▼

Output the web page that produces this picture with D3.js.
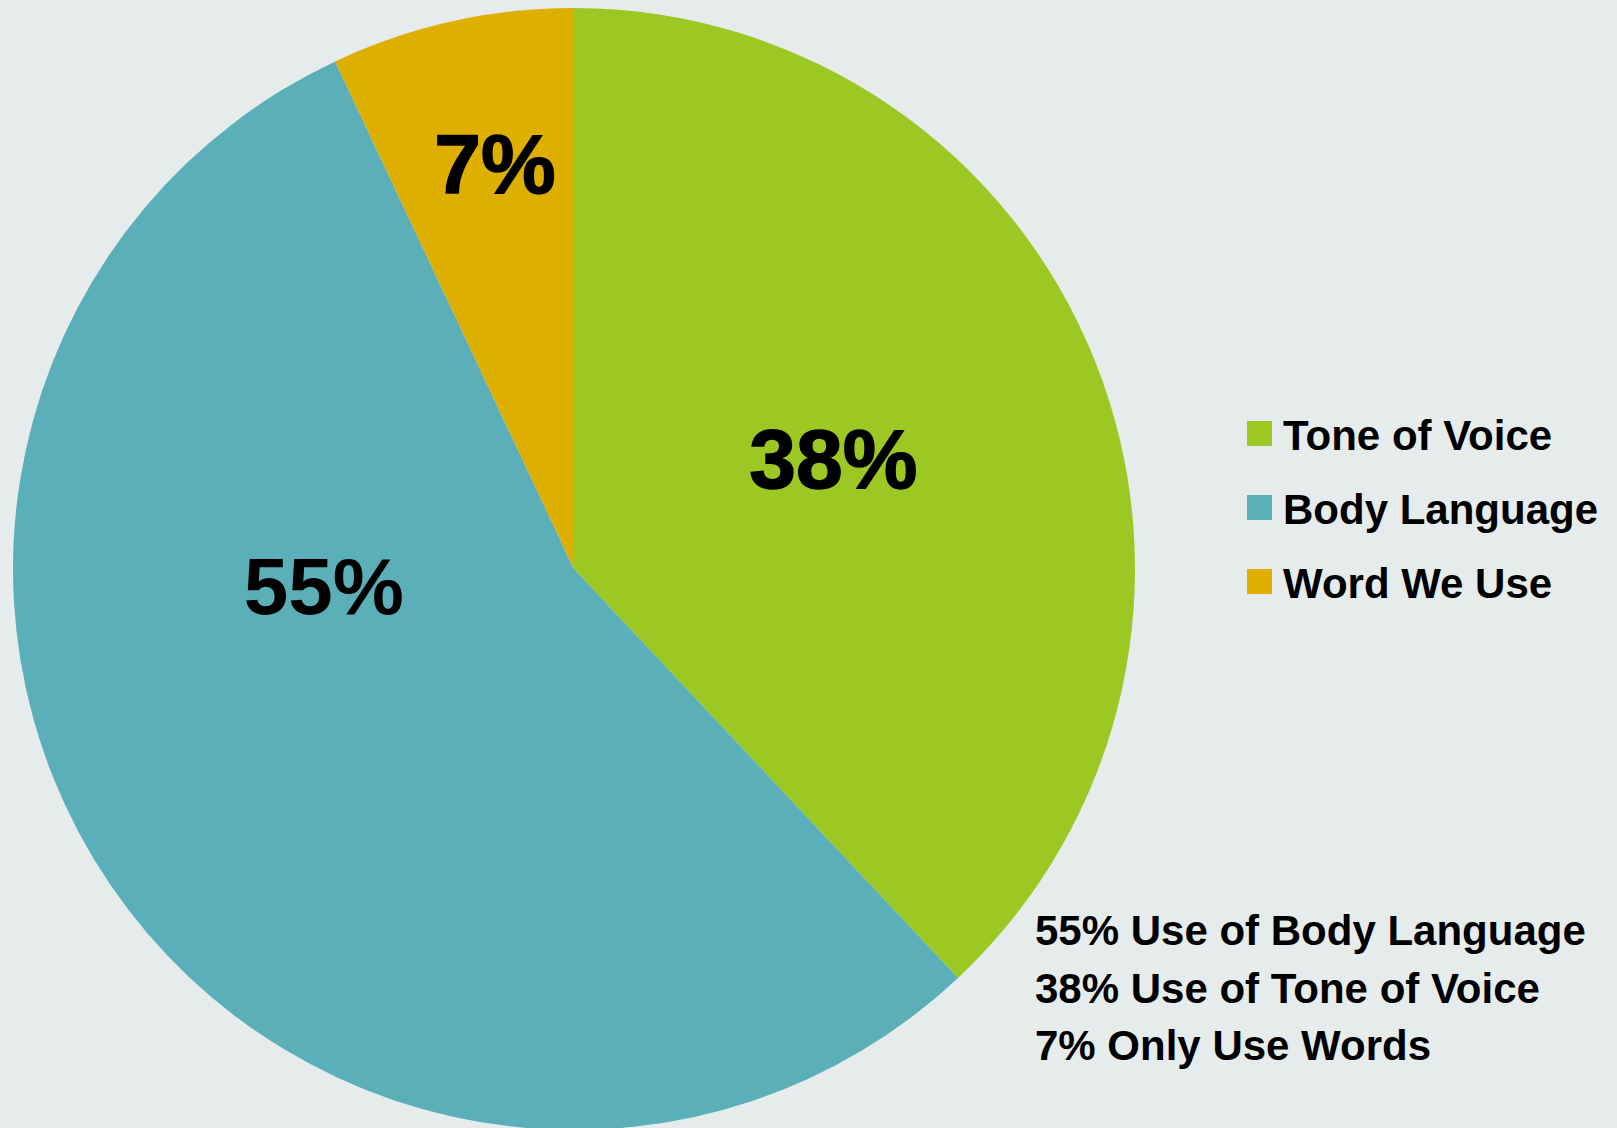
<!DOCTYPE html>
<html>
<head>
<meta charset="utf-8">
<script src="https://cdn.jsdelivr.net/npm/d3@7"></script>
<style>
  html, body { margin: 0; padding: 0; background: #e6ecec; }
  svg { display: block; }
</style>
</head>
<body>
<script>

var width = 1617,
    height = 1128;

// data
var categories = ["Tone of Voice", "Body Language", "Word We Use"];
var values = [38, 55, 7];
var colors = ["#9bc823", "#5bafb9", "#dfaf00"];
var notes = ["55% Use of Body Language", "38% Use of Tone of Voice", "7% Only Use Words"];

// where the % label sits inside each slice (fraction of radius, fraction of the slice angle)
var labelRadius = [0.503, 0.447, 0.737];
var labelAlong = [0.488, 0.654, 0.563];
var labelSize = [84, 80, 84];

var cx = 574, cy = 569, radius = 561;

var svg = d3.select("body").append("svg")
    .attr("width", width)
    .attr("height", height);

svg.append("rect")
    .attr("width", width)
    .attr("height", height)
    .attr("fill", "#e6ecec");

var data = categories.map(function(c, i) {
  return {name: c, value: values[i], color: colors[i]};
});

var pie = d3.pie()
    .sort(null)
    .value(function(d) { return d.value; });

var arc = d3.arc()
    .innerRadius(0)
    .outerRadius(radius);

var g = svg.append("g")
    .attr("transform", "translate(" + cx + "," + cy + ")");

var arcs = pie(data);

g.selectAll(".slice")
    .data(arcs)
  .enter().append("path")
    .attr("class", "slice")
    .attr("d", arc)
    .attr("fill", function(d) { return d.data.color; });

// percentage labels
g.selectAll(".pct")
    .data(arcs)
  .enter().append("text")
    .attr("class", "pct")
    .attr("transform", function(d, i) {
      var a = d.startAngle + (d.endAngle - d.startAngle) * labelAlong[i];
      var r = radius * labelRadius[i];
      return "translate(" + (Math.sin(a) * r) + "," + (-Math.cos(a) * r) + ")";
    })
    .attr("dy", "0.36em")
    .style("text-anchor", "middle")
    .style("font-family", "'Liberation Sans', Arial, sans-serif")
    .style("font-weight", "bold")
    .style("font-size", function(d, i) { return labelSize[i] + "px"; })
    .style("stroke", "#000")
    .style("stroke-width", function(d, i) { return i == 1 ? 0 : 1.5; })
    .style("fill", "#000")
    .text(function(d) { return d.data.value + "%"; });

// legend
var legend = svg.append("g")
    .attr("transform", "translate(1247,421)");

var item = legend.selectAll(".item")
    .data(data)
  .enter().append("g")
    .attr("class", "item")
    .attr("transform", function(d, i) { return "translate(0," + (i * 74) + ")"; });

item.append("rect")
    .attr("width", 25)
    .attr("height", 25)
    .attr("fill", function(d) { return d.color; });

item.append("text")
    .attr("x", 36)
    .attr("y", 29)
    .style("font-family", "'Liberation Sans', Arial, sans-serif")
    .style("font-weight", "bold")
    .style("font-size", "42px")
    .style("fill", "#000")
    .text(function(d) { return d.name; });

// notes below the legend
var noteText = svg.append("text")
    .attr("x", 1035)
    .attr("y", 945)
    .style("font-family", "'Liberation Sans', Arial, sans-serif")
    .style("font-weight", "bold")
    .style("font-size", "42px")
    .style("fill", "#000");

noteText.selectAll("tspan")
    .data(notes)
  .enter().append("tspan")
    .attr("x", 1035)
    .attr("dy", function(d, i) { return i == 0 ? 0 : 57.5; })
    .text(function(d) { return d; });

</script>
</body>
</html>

▲

STATED EXERCISE:
Repeat the listing verbatim. Skip the pictures.

REPLY TO THE EXERCISE:
Output the web page that produces this picture with D3.js.
<!DOCTYPE html>
<html>
<head>
<meta charset="utf-8">
<script src="https://cdn.jsdelivr.net/npm/d3@7"></script>
<style>
  html, body { margin: 0; padding: 0; background: #e6ecec; }
  svg { display: block; }
</style>
</head>
<body>
<script>

var width = 1617,
    height = 1128;

// data
var categories = ["Tone of Voice", "Body Language", "Word We Use"];
var values = [38, 55, 7];
var colors = ["#9bc823", "#5bafb9", "#dfaf00"];
var notes = ["55% Use of Body Language", "38% Use of Tone of Voice", "7% Only Use Words"];

// where the % label sits inside each slice (fraction of radius, fraction of the slice angle)
var labelRadius = [0.503, 0.447, 0.737];
var labelAlong = [0.488, 0.654, 0.563];
var labelSize = [84, 80, 84];

var cx = 574, cy = 569, radius = 561;

var svg = d3.select("body").append("svg")
    .attr("width", width)
    .attr("height", height);

svg.append("rect")
    .attr("width", width)
    .attr("height", height)
    .attr("fill", "#e6ecec");

var data = categories.map(function(c, i) {
  return {name: c, value: values[i], color: colors[i]};
});

var pie = d3.pie()
    .sort(null)
    .value(function(d) { return d.value; });

var arc = d3.arc()
    .innerRadius(0)
    .outerRadius(radius);

var g = svg.append("g")
    .attr("transform", "translate(" + cx + "," + cy + ")");

var arcs = pie(data);

g.selectAll(".slice")
    .data(arcs)
  .enter().append("path")
    .attr("class", "slice")
    .attr("d", arc)
    .attr("fill", function(d) { return d.data.color; });

// percentage labels
g.selectAll(".pct")
    .data(arcs)
  .enter().append("text")
    .attr("class", "pct")
    .attr("transform", function(d, i) {
      var a = d.startAngle + (d.endAngle - d.startAngle) * labelAlong[i];
      var r = radius * labelRadius[i];
      return "translate(" + (Math.sin(a) * r) + "," + (-Math.cos(a) * r) + ")";
    })
    .attr("dy", "0.36em")
    .style("text-anchor", "middle")
    .style("font-family", "'Liberation Sans', Arial, sans-serif")
    .style("font-weight", "bold")
    .style("font-size", function(d, i) { return labelSize[i] + "px"; })
    .style("stroke", "#000")
    .style("stroke-width", function(d, i) { return i == 1 ? 0 : 1.5; })
    .style("fill", "#000")
    .text(function(d) { return d.data.value + "%"; });

// legend
var legend = svg.append("g")
    .attr("transform", "translate(1247,421)");

var item = legend.selectAll(".item")
    .data(data)
  .enter().append("g")
    .attr("class", "item")
    .attr("transform", function(d, i) { return "translate(0," + (i * 74) + ")"; });

item.append("rect")
    .attr("width", 25)
    .attr("height", 25)
    .attr("fill", function(d) { return d.color; });

item.append("text")
    .attr("x", 36)
    .attr("y", 29)
    .style("font-family", "'Liberation Sans', Arial, sans-serif")
    .style("font-weight", "bold")
    .style("font-size", "42px")
    .style("fill", "#000")
    .text(function(d) { return d.name; });

// notes below the legend
var noteText = svg.append("text")
    .attr("x", 1035)
    .attr("y", 945)
    .style("font-family", "'Liberation Sans', Arial, sans-serif")
    .style("font-weight", "bold")
    .style("font-size", "42px")
    .style("fill", "#000");

noteText.selectAll("tspan")
    .data(notes)
  .enter().append("tspan")
    .attr("x", 1035)
    .attr("dy", function(d, i) { return i == 0 ? 0 : 57.5; })
    .text(function(d) { return d; });

</script>
</body>
</html>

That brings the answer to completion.